MESA, AZ (3TV/CBS 5) - The Salt River Project is storing water underground to help out with the drought. SRP's Granite Reef Underground Storage Project holds the equivalent of 17 Saguaro Lakes and just came back into operation this month after floodwaters damaged it more than a year ago.
"It plays an important role in how we plan for future droughts," said Christa McJunkin, a Salt River Project principal water planning analyst. The Granite Reef Underground Storage Project is one of more than a dozen water-banking facilities in the Valley, though it is one of the largest.

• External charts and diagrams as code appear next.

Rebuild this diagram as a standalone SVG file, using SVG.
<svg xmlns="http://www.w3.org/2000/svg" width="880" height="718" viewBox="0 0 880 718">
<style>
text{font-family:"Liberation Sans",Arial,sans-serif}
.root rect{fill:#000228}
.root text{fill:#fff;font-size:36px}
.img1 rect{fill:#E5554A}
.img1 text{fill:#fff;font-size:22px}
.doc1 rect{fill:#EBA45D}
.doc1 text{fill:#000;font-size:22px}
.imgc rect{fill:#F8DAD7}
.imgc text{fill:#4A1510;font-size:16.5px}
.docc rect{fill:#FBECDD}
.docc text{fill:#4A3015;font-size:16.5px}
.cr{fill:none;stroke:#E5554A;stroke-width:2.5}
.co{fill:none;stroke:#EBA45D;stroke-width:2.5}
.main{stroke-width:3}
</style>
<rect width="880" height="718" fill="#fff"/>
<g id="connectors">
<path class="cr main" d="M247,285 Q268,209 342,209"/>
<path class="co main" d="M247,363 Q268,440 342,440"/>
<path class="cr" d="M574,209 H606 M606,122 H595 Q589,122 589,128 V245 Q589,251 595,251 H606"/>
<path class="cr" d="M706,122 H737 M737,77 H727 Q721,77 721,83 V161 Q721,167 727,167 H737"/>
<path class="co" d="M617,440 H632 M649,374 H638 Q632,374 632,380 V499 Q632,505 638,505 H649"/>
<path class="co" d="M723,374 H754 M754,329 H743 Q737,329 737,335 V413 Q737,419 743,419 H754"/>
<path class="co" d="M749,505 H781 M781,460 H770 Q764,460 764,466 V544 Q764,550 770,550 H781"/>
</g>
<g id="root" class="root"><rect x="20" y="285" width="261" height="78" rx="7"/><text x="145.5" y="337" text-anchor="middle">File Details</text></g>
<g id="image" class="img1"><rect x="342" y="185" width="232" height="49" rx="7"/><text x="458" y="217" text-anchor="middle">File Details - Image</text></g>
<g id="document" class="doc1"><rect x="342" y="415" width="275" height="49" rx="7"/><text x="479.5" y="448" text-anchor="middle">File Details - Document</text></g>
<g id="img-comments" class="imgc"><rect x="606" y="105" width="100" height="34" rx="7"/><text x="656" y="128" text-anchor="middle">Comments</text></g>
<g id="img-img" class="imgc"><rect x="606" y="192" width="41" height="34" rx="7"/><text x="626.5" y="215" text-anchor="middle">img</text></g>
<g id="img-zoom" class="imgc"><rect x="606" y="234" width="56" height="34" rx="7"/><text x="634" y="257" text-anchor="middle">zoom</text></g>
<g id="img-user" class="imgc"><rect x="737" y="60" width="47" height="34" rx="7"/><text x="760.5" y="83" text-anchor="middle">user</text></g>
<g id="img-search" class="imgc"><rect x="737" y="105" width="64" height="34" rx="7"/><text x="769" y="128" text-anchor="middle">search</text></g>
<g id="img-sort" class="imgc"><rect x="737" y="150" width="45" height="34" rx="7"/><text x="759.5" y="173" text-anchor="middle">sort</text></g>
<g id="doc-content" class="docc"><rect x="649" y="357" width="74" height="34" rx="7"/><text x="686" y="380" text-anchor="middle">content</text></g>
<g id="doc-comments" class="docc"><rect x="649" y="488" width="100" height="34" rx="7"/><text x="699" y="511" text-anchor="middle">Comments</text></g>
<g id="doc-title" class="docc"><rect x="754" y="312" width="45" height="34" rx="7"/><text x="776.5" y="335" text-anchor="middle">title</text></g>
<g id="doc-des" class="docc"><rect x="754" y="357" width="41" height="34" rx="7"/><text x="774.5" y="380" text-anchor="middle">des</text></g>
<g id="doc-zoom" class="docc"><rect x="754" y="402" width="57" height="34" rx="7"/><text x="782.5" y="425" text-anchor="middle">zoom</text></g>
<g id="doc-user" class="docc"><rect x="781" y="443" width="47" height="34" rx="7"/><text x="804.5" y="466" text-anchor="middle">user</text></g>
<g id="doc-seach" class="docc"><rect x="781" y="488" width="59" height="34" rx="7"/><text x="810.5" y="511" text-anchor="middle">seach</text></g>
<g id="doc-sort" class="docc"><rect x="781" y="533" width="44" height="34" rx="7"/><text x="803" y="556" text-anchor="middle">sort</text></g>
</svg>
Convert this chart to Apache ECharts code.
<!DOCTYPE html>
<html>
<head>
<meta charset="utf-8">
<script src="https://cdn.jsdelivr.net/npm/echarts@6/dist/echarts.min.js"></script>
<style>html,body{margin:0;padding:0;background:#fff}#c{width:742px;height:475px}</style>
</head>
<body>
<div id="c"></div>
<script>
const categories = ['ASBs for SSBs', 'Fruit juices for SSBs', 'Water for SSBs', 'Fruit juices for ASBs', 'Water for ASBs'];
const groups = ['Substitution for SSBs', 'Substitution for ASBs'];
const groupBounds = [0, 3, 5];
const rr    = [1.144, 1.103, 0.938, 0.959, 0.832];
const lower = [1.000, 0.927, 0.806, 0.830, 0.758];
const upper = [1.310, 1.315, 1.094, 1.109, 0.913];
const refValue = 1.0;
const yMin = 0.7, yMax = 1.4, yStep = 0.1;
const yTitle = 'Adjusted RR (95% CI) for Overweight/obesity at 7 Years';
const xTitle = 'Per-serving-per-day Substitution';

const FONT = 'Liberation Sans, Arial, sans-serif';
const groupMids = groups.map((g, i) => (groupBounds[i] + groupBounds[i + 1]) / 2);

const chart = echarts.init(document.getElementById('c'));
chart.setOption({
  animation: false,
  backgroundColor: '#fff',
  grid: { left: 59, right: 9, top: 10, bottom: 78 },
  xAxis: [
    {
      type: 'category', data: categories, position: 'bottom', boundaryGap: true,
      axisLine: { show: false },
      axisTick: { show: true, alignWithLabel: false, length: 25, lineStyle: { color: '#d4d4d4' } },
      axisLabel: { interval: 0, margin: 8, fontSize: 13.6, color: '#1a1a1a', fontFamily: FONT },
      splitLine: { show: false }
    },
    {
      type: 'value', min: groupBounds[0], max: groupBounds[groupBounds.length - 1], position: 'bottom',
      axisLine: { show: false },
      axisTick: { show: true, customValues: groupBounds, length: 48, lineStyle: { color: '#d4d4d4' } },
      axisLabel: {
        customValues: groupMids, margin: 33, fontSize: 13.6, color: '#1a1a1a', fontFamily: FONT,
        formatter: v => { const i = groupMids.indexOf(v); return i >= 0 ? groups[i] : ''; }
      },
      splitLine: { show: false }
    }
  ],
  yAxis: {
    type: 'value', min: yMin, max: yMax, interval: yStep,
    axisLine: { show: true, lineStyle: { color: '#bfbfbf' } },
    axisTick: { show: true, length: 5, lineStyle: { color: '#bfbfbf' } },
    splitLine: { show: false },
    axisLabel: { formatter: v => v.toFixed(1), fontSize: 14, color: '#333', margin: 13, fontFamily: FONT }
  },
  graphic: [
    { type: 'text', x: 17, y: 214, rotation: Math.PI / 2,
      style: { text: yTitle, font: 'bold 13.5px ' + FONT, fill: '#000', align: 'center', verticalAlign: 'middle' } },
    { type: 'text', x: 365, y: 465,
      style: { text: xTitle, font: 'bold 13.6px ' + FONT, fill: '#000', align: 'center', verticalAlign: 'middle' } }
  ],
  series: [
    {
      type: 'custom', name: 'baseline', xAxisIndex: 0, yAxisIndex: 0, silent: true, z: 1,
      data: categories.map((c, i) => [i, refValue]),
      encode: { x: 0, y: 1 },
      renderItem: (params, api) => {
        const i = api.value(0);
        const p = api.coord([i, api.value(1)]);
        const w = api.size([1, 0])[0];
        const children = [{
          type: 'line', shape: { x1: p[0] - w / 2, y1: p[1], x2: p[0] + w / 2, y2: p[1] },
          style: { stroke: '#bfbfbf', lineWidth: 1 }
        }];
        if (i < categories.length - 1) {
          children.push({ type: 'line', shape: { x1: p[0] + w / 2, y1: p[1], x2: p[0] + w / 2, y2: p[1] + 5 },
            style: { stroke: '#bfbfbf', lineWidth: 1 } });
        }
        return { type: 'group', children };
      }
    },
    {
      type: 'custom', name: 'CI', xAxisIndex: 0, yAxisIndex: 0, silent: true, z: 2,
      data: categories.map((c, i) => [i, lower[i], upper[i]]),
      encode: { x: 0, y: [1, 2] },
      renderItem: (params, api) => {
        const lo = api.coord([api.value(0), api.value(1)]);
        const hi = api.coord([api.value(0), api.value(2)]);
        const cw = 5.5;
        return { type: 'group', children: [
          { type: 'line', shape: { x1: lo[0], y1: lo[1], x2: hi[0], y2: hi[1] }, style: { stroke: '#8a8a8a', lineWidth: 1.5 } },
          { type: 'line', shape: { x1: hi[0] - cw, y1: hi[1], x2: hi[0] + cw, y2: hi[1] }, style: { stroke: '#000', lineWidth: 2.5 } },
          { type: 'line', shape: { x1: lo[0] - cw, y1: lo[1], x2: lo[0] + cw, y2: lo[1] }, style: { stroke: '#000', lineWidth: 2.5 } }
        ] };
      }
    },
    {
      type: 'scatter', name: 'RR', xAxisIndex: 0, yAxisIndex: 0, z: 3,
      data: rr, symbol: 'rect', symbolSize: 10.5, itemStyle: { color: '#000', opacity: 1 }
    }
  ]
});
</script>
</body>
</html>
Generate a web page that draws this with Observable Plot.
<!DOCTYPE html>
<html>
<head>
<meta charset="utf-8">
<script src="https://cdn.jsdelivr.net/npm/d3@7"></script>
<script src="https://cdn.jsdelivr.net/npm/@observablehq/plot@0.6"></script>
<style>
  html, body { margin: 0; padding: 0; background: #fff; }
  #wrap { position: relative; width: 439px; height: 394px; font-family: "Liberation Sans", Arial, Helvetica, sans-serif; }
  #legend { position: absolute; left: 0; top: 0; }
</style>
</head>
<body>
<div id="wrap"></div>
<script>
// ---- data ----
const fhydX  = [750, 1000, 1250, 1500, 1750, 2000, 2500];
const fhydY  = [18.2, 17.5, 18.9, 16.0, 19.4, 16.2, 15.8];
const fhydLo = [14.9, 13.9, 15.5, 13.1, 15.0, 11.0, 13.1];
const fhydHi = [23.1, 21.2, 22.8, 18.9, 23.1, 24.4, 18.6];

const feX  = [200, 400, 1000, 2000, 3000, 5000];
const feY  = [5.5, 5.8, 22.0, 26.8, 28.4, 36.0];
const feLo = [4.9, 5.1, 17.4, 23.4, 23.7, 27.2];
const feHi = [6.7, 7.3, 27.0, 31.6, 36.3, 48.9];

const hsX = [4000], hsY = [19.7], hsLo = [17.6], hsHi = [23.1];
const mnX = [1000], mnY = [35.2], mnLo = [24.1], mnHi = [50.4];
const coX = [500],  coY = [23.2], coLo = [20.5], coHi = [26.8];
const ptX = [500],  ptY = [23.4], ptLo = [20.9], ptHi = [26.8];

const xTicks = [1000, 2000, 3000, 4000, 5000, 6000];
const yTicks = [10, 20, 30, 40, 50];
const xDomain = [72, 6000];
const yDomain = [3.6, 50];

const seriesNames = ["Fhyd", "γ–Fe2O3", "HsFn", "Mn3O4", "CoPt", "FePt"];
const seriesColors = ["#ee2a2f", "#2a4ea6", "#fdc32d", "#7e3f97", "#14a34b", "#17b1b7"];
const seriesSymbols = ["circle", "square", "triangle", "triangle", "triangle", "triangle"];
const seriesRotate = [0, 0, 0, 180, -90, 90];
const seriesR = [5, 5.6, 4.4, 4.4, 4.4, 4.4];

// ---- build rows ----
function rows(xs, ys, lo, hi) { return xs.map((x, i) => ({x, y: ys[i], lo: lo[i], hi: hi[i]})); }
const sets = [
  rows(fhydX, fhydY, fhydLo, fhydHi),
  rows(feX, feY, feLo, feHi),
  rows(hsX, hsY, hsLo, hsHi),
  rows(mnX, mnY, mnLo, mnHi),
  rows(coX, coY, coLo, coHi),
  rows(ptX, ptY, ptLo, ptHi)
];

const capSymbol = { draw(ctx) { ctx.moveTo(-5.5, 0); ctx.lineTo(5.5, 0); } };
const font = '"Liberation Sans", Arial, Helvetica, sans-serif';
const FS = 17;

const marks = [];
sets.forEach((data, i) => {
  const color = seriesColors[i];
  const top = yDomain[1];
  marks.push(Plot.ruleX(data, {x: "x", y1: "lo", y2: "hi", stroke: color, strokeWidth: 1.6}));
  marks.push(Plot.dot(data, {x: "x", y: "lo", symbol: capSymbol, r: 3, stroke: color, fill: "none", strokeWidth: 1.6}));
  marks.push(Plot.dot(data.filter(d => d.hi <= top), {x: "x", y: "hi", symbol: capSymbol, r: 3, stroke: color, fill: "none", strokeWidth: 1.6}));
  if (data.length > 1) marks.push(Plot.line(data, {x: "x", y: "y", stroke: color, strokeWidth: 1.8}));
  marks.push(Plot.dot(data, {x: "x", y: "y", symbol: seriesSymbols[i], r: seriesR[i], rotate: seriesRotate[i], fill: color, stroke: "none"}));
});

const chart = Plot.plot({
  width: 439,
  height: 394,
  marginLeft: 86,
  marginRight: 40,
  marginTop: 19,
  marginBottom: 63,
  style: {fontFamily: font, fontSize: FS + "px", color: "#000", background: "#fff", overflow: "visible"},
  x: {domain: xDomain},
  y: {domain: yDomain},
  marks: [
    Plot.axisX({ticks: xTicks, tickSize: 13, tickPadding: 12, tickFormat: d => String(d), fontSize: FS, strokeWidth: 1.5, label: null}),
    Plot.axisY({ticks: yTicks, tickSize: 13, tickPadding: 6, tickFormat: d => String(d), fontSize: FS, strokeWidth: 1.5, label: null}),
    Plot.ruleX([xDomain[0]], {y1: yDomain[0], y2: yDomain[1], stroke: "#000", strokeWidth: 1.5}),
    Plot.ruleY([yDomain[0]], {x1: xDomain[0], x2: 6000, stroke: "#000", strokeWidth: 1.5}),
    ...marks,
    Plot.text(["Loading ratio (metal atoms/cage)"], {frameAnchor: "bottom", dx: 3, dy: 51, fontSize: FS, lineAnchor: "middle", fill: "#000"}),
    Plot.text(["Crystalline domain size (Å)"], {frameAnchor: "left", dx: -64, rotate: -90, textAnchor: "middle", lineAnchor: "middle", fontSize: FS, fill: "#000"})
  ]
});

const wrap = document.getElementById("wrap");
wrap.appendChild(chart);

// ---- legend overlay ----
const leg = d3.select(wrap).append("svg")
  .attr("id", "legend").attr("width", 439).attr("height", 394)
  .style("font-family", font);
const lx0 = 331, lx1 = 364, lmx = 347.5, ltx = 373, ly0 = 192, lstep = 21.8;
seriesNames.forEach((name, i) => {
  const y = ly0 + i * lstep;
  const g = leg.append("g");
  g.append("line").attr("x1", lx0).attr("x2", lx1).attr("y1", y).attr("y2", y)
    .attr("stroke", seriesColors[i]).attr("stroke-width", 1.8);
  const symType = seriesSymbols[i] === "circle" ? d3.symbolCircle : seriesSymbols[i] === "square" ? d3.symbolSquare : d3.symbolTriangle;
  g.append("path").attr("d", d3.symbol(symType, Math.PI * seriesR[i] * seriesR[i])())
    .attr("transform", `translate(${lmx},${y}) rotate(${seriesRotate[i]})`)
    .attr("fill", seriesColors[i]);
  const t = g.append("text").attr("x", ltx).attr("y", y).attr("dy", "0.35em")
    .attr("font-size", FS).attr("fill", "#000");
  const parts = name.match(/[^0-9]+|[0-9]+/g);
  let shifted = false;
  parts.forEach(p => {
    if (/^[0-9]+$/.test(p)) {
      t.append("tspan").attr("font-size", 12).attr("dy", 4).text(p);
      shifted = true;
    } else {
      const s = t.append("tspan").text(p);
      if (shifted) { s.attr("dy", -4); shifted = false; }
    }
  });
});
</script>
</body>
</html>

Water from the Salt River, Central Arizona Project and treated wastewater from the City of Mesa flows into fields a mile or so north of the Loop 202 Red Mountain Freeway, where it then soaks into the soil. "So all of the air spaces in between the pieces of soil are being filled up by water," McJunkin said.
The water becomes part of a large aquifer and can be found as deep as a thousand feet down, all the way to bedrock. "That does go very, very deep. But it also does spread out. So it influences an area much wider than the basins themselves," McJunkin said.
Around 270 wells pump out of the aquifer, and it's used in Chandler, Gilbert, Mesa, Phoenix, Scottsdale and Tempe. The big advantage the aquifer has over a reservoir is that the water doesn't evaporate out.
"We tend to think of our reservoirs on the watershed, our lakes. They're kind of our checking account. We put water in and take water out on a much more frequent basis," McJunkin said. "These underground storage faculties these are our savings accounts. We put the water in here and it's going to stay here for a while because we're planning for that long-term future."